→ GIVEN DATA:
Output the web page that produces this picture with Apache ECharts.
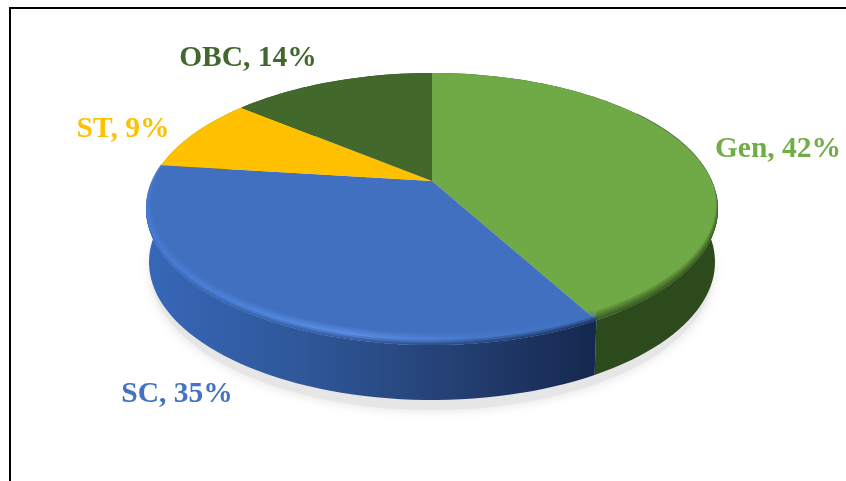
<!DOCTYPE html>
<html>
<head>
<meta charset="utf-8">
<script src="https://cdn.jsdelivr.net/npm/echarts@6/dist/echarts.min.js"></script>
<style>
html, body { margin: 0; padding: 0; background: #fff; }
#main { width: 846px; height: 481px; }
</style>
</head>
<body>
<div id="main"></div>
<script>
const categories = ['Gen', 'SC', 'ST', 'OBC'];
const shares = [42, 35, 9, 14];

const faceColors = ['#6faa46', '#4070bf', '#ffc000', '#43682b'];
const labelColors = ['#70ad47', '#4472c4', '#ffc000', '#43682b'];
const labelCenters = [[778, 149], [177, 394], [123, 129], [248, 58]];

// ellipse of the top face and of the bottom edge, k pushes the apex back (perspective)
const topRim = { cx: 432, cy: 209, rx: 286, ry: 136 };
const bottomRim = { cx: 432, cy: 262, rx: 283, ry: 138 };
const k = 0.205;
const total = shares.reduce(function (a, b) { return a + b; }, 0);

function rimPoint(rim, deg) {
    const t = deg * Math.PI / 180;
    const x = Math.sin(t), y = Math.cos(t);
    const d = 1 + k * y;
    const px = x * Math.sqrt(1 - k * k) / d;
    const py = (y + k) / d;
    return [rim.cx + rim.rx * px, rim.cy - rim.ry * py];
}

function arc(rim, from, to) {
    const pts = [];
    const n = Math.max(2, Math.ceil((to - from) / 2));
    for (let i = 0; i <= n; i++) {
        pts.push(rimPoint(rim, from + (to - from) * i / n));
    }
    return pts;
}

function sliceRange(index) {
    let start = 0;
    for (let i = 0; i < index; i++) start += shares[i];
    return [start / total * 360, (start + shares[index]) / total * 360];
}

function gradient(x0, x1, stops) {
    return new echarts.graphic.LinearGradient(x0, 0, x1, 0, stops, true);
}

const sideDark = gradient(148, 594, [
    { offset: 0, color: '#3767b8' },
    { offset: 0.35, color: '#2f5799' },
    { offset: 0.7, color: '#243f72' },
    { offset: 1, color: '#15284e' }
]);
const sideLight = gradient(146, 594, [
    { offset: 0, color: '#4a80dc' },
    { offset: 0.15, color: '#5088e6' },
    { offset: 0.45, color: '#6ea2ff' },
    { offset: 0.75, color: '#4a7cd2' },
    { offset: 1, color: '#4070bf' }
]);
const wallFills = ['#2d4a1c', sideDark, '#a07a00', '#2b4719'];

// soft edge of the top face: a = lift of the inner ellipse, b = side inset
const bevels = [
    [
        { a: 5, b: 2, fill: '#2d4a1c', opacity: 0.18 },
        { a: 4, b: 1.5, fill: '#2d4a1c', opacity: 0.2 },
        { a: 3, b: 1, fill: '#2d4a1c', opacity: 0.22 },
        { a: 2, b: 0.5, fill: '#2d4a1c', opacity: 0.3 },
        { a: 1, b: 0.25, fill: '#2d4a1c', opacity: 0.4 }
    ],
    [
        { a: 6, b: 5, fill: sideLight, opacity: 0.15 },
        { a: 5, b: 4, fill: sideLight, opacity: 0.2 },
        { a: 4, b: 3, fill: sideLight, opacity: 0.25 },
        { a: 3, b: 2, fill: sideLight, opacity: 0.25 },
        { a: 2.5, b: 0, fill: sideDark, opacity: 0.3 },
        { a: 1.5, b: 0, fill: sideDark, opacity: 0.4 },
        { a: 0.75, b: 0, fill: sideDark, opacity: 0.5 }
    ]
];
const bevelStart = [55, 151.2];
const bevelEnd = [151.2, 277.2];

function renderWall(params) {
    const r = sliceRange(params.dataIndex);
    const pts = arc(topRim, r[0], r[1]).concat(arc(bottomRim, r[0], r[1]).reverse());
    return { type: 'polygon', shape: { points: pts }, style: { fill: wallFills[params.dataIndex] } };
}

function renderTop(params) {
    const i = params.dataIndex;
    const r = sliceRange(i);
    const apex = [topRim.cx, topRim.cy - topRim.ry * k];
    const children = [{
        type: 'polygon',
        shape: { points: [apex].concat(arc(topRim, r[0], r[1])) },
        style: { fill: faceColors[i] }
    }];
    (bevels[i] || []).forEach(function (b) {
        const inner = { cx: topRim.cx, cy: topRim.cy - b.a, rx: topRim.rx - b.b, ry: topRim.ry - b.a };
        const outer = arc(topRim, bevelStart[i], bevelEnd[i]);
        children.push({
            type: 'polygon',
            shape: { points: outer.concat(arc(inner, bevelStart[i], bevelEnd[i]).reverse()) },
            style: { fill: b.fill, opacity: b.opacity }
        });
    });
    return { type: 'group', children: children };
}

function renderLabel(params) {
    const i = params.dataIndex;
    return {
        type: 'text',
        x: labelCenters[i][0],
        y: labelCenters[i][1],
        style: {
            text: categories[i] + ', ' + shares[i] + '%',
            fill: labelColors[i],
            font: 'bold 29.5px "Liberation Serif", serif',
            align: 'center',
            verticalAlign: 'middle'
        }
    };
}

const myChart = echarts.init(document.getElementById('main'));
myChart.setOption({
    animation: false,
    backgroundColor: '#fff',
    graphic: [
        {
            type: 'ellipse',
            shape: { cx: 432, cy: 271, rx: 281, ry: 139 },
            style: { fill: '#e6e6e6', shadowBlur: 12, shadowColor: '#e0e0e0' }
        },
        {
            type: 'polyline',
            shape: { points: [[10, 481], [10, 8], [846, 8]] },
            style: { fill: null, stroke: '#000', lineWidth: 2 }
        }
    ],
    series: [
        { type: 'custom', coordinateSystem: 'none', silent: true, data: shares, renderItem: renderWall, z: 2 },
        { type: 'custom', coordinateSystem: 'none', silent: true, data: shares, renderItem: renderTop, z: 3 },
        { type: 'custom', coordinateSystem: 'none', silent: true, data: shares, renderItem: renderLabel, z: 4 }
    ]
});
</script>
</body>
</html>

→ TASK DETAILS: Restate exactly, please, only the lines between the start of the data and the line containing "const shares = [42, 35, 9, 14];", both ends included, skipping the pictures.

→ RESULT:
Output the web page that produces this picture with Apache ECharts.
<!DOCTYPE html>
<html>
<head>
<meta charset="utf-8">
<script src="https://cdn.jsdelivr.net/npm/echarts@6/dist/echarts.min.js"></script>
<style>
html, body { margin: 0; padding: 0; background: #fff; }
#main { width: 846px; height: 481px; }
</style>
</head>
<body>
<div id="main"></div>
<script>
const categories = ['Gen', 'SC', 'ST', 'OBC'];
const shares = [42, 35, 9, 14];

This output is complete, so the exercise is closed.